> **Data block**:
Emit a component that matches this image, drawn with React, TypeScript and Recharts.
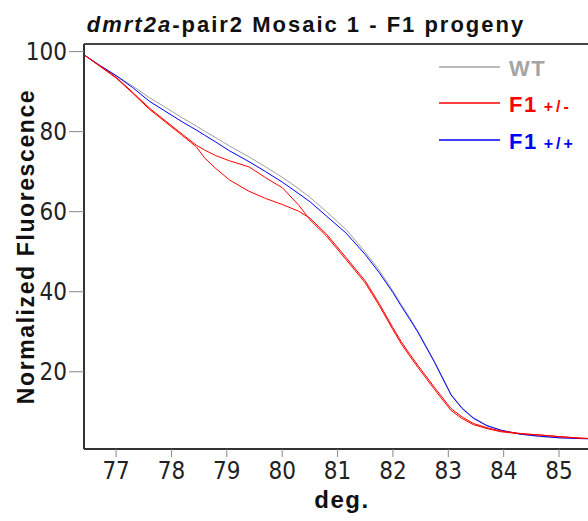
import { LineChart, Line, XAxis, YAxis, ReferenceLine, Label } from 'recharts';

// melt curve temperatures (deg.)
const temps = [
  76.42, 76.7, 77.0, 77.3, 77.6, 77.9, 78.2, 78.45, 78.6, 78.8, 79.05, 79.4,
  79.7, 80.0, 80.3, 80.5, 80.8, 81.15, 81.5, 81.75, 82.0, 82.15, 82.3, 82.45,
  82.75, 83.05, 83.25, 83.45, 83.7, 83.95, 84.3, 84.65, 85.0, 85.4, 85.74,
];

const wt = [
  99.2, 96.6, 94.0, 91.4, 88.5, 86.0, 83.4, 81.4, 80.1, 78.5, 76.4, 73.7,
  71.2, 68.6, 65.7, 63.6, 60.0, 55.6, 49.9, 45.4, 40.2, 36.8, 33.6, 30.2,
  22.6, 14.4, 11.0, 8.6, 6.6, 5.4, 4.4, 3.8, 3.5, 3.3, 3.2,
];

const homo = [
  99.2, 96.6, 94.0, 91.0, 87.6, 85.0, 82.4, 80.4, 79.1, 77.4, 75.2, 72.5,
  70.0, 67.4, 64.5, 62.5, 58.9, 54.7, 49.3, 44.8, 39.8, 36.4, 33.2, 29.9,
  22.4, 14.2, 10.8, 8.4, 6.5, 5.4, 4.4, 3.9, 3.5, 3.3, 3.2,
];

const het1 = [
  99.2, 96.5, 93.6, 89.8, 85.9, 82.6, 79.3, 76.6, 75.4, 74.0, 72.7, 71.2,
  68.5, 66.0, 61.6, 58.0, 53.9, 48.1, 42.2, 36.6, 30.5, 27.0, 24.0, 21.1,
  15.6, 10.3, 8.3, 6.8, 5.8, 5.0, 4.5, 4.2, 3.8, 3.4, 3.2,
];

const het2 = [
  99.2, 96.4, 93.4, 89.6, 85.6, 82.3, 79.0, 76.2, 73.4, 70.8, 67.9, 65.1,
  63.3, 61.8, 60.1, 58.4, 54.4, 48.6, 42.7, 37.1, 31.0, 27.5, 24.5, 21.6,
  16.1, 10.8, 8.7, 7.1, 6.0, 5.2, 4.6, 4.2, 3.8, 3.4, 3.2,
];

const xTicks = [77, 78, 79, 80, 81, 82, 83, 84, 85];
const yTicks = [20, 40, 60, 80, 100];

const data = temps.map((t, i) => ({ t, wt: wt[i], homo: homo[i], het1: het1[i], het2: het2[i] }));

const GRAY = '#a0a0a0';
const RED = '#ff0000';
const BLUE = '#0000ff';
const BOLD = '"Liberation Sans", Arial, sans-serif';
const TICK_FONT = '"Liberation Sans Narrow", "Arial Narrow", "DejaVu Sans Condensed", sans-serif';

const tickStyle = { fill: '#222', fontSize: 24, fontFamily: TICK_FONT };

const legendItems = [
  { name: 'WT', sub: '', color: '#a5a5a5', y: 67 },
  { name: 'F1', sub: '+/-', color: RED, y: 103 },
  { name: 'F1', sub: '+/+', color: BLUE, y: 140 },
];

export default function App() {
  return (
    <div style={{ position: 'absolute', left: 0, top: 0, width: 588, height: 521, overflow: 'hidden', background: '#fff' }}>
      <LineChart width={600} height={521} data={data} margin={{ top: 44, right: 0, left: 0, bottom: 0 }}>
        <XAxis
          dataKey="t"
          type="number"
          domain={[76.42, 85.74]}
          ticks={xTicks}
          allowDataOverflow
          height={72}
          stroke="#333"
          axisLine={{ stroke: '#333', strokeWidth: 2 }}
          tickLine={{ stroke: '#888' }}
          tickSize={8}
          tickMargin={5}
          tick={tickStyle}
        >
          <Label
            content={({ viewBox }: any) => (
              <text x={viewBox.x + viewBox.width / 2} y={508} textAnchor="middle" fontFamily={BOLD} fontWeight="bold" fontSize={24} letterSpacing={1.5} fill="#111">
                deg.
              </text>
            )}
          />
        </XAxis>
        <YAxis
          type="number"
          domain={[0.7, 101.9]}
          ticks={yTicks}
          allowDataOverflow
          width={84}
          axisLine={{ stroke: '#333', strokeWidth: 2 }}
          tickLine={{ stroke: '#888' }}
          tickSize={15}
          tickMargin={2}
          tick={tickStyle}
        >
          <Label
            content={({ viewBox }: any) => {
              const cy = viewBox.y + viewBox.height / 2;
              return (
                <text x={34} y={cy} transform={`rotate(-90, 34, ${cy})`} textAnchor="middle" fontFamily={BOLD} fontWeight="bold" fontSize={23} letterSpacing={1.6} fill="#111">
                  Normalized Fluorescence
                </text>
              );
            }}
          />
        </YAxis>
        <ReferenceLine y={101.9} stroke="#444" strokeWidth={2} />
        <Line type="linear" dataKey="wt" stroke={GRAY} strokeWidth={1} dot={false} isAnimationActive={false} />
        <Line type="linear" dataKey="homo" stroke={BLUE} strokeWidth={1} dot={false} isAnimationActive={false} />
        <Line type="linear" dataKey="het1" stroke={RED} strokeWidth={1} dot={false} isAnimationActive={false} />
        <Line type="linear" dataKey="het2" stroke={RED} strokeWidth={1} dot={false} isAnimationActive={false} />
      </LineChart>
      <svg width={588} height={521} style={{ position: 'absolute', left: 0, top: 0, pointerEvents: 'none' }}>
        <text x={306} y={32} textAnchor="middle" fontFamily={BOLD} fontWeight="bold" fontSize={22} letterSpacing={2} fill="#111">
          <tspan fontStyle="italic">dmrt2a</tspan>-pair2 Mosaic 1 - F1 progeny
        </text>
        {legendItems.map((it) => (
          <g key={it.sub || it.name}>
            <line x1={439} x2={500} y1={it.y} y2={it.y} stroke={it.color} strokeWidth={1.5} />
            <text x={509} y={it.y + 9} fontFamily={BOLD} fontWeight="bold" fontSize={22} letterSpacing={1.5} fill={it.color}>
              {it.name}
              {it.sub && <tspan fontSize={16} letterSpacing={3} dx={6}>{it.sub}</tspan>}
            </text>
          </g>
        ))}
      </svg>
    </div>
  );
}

> **Task to complete**:
Set the lines above down again, word for word, from the first through the one containing "YAxis, ReferenceLine, Label"; pictures excluded.

> **Expected answer**:
Emit a component that matches this image, drawn with React, TypeScript and Recharts.
import { LineChart, Line, XAxis, YAxis, ReferenceLine, Label } from 'recharts';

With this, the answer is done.